I do mind. I am slightly irritated that it is acceptable that an error condition can be apparently rendered less important simply by adding a spoonful of pith and a continue button. I’d almost prefer a window.open() with a stack trace dump in it, which, if you don’t know what that is, is as dull as it sounds, but at least its specific, and relevant. the latest incarnation of this creeping error-as-friend experience that I’ve been invited to share is the ‘well, this is embarrassing’ condition as blarted out by the most recent release of firefox. simply put, if firefox crashes unceremoniously, probably because my laptop battery has run out or something, then the next time it starts, it throws a mini hissy fit and refuses to load the tabbed content it apparently knows that it should be loading. which it finds embarrassing. maybe not as embarrassing as the fact that I seemed to be preoccupied with pubs and hardware last time firefox crashed, but, ooh, sorry, a bit embarrassing, all the same.

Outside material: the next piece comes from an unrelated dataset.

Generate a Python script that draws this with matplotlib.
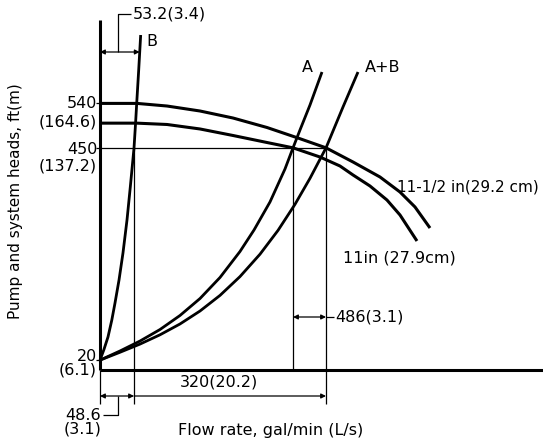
import matplotlib
matplotlib.use("Agg")
import matplotlib.pyplot as plt

# ---------------- data ----------------
# flow in gal/min (drawing scale), head in ft
B_q = [0, 6.3, 13.3, 19.7, 25, 31.7, 38.3, 45, 50.5, 56.7, 59.3, 61.2, 64.5, 67.8]
B_h = [20, 40.5, 66.8, 101.3, 135.7, 182.3, 237, 303.8, 370.7, 450, 500.3, 540.8, 607.7, 678.5]

A_q = [0, 33.3, 66.7, 100, 133.3, 166.7, 200, 233.3, 256.7, 283.3, 308.3, 321.7, 333.3, 350, 370]
A_h = [20, 38.5, 58.7, 82.0, 110.4, 144.8, 187.4, 240.0, 283.6, 340.3, 407.1, 450, 486.1, 536.8, 603.6]

AB_q = [0, 33.3, 66.7, 100, 133.3, 166.7, 200, 233.3, 266.7, 296.7, 325, 350, 376.7, 405, 430]
AB_h = [20, 35.9, 52.5, 71.3, 93.2, 119.5, 151.1, 189.2, 234.6, 282.8, 335.6, 388.3, 450, 532.7, 603.6]

P115_q = [0, 61.7, 111.7, 166.7, 221.7, 278.3, 330, 376.7, 421.7, 466.7, 500, 525, 550]
P115_h = [540, 540, 534.7, 524.6, 510.4, 491.2, 469.9, 450, 421.3, 390.9, 360.5, 330.2, 287.6]

P11_q = [0, 61.7, 111.7, 166.7, 221.7, 278.3, 321.7, 366.7, 400, 421.7, 450, 478.3, 500, 528.3]
P11_h = [500, 500, 497.3, 488.2, 475, 460.8, 450, 431.4, 413.2, 395, 372.7, 344.3, 314, 261.3]

tick_heads = [20, 450, 540]
tick_labels = ["20", "450", "540"]
tick_metric = ["(6.1)", "(137.2)", "(164.6)"]

op_head = 450
q_B_op = 56.7      # B at 450 ft
q_A_op = 321.7     # A at 450 ft
q_AB_op = 376.7    # A+B at 450 ft

dim_B_text = "53.2(3.4)"
dim_B_bottom = ["48.6", "(3.1)"]
dim_total_text = "320(20.2)"
dim_diff_text = "486(3.1)"

# ---------------- figure ----------------
W, H = 543, 444
fig = plt.figure(figsize=(W / 100, H / 100), dpi=100)
ax = fig.add_axes([0, 0, 1, 1])
KX, KY = 0.6, 0.4937          # px per unit
X0, Y0 = 100, 370             # pixel of origin
ax.set_xlim(-X0 / KX, (W - X0) / KX)
ax.set_ylim(-(H - Y0) / KY, Y0 / KY)
ax.axis("off")

FS = 11.5
FAM = ["DejaVu Sans"]
k = dict(color="black", solid_capstyle="butt", solid_joinstyle="round")

def q(px):
    return (px - X0) / KX

def h(py):
    return (Y0 - py) / KY

# axes lines
top_h = h(20)
ax.plot([0, 0], [0, top_h], lw=2.2, **k)
ax.plot([0, q(W + 5)], [0, 0], lw=2.2, **k)

# curves
ax.plot(P115_q, P115_h, lw=2.2, **k)
ax.plot(P11_q, P11_h, lw=2.2, **k)
ax.plot(B_q, B_h, lw=2.0, **k)
ax.plot(A_q, A_h, lw=2.0, **k)
ax.plot(AB_q, AB_h, lw=2.0, **k)

# thin construction lines
thin = 0.9
ax.plot([0, q_AB_op], [op_head, op_head], lw=thin, **k)
ax.plot([q_A_op, q_A_op], [op_head, 0], lw=thin, **k)
ext_h = h(404)
ax.plot([q_AB_op, q_AB_op], [op_head, ext_h], lw=thin, **k)
ax.plot([q_B_op, q_B_op], [op_head, ext_h], lw=thin, **k)
ax.plot([0, 0], [0, ext_h], lw=thin, **k)

# tick marks and labels
label_py = [356, 149, 103.5]
metric_py = [370, 166, 122]
for hv, lab, met, lp, mp in zip(tick_heads, tick_labels, tick_metric, label_py, metric_py):
    ax.plot([q(96), 0], [hv, hv], lw=thin, **k)
    ax.text(q(97.5), h(lp), lab, ha="right", va="center", fontsize=FS, family=FAM)
    ax.text(q(96.5), h(mp), met, ha="right", va="center", fontsize=FS, family=FAM)

arr = dict(arrowstyle="<|-|>", color="black", lw=thin, mutation_scale=7,
           shrinkA=0, shrinkB=0)
arr1 = dict(arrowstyle="-|>", color="black", lw=thin, mutation_scale=7,
            shrinkA=0, shrinkB=0)

# top dimension (B)
dh = h(52)
ax.annotate("", xy=(0, dh), xytext=(q(139.7), dh), arrowprops=arr)
ax.plot([q(118), q(118), q(131)], [dh, h(14), h(14)], lw=thin, **k)
ax.text(q(133), h(14), dim_B_text, ha="left", va="center", fontsize=FS, family=FAM)

# bottom dimensions
bh = h(396)
ax.annotate("", xy=(0, bh), xytext=(q_B_op, bh), arrowprops=arr)
ax.annotate("", xy=(q_AB_op, bh), xytext=(q_B_op, bh), arrowprops=arr1)
ax.plot([q(118), q(118), q(103)], [bh, h(415), h(415)], lw=thin, **k)
ax.text(q(101), h(415), dim_B_bottom[0], ha="right", va="center", fontsize=FS, family=FAM)
ax.text(q(101), h(429), dim_B_bottom[1], ha="right", va="center", fontsize=FS, family=FAM)
ax.text(q(219), h(382), dim_total_text, ha="center", va="center", fontsize=FS, family=FAM)

# difference dimension
mh = h(317)
ax.annotate("", xy=(q_A_op, mh), xytext=(q_AB_op, mh), arrowprops=arr)
ax.plot([q_AB_op, q(334)], [mh, mh], lw=thin, **k)
ax.text(q(335), mh, dim_diff_text, ha="left", va="center", fontsize=FS, family=FAM)

# curve labels
ax.text(q(152), h(42), "B", ha="center", va="center", fontsize=FS, family=FAM)
ax.text(q(307), h(67), "A", ha="center", va="center", fontsize=FS, family=FAM)
ax.text(q(383), h(67), "A+B", ha="center", va="center", fontsize=FS, family=FAM)
ax.text(q(397), h(187), "11-1/2 in(29.2 cm)", ha="left", va="center", fontsize=11, family=FAM)
ax.text(q(343), h(258), "11in (27.9cm)", ha="left", va="center", fontsize=FS, family=FAM)

# axis titles
ax.text(q(271), h(430), "Flow rate, gal/min (L/s)", ha="center", va="center",
        fontsize=FS, family=FAM)
ax.text(q(16), h(201), "Pump and system heads, ft(m)", ha="center", va="center",
        rotation=90, fontsize=11, family=FAM)

fig.savefig("out.png", dpi=100)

I mean, the rest of the error is quite specific and possibly even quite helpful, but nonetheless, the context in which it sits is now one of over-friendly banter, which does nothing to reassure me at all.

I might be being a tad over-zealous. after all, its just a little jokey headline. but I’ve now seen it about 9 times. and its starting to grate. and that’s my point, such as I ever make a coherent one. be careful where you pith.

touche touchy touchpad

I’m not entirely sure whether this is a failing on my part or a failing on their part, but since there was a failure, I’m going to blame them, but I’ve only just realised after about 4 years that there is a key on my laptop which toggles the touchpad on and off which sounds like it might be a good idea which it probably is if you know that that is indeed what it does. which I didn’t. until yesterday.

I expect that if I’d been through all the options in the documentation I would have known about this key from day one, but just to be clear, it isn’t a key which just does one thing, like, say, a mahoosive windows key next to your space bar that you keep pressing my mistake. no, this is a softhard key. not a shifted or ctrl-alted regular key, but a key magically enabled with a combination of the ‘fn’ key and F7. in other words, fn-F7. which looks like it should be the mathematical evaluation of the number of ‘f’s I used trying to figure it out, but it in fact just a combination key press that you actually can’t perform with one hand. which is why it should be difficult to do. and obvious what it does.

I should point out that this is just one of a number of function keys mapped to the F keys that do useful things, like swap displays (glyph of a monitor), adjust volume (glyph of a speaker), adjust brightness (glyph of a sun thing), suspend, resume, shut down, etc. (glyphs of Zzzs, standby buttons, etc.), but this one has the least recognisable representation of its consequent action, to the point where I just assumed it did something I would never want to do. knowing now that it might actually be useful is too late, since I’ve already somehow used it by mistake to disable a hardware component that is actually useful resulting in me reinstalling drivers, users, and very nearly the entire operating system. why not just search online for this annoyance and surely someone else will have come across it? well, this isn’t exactly the people’s choice of laptops – acer ferrari 5000 – nice as it is. the only thing you’ll find online is reviews about how nice it is, albeit with a bit of a sticky touchpad, and instructions on how to disassemble it. its just a badly designed button. and it had me fooled.

I’d love to show you exactly what this offending item looks like, but frankly, I can’t quite summon the energy to photograph it, edit it and upload it, so you’ll just have to take my word for it. suffice to say, the graphical representation of someone using a touchpad, in light blue, on the F7 key of my laptop, looks a bit like a canary on a wing mirror. I mean, I know what its supposed to be now.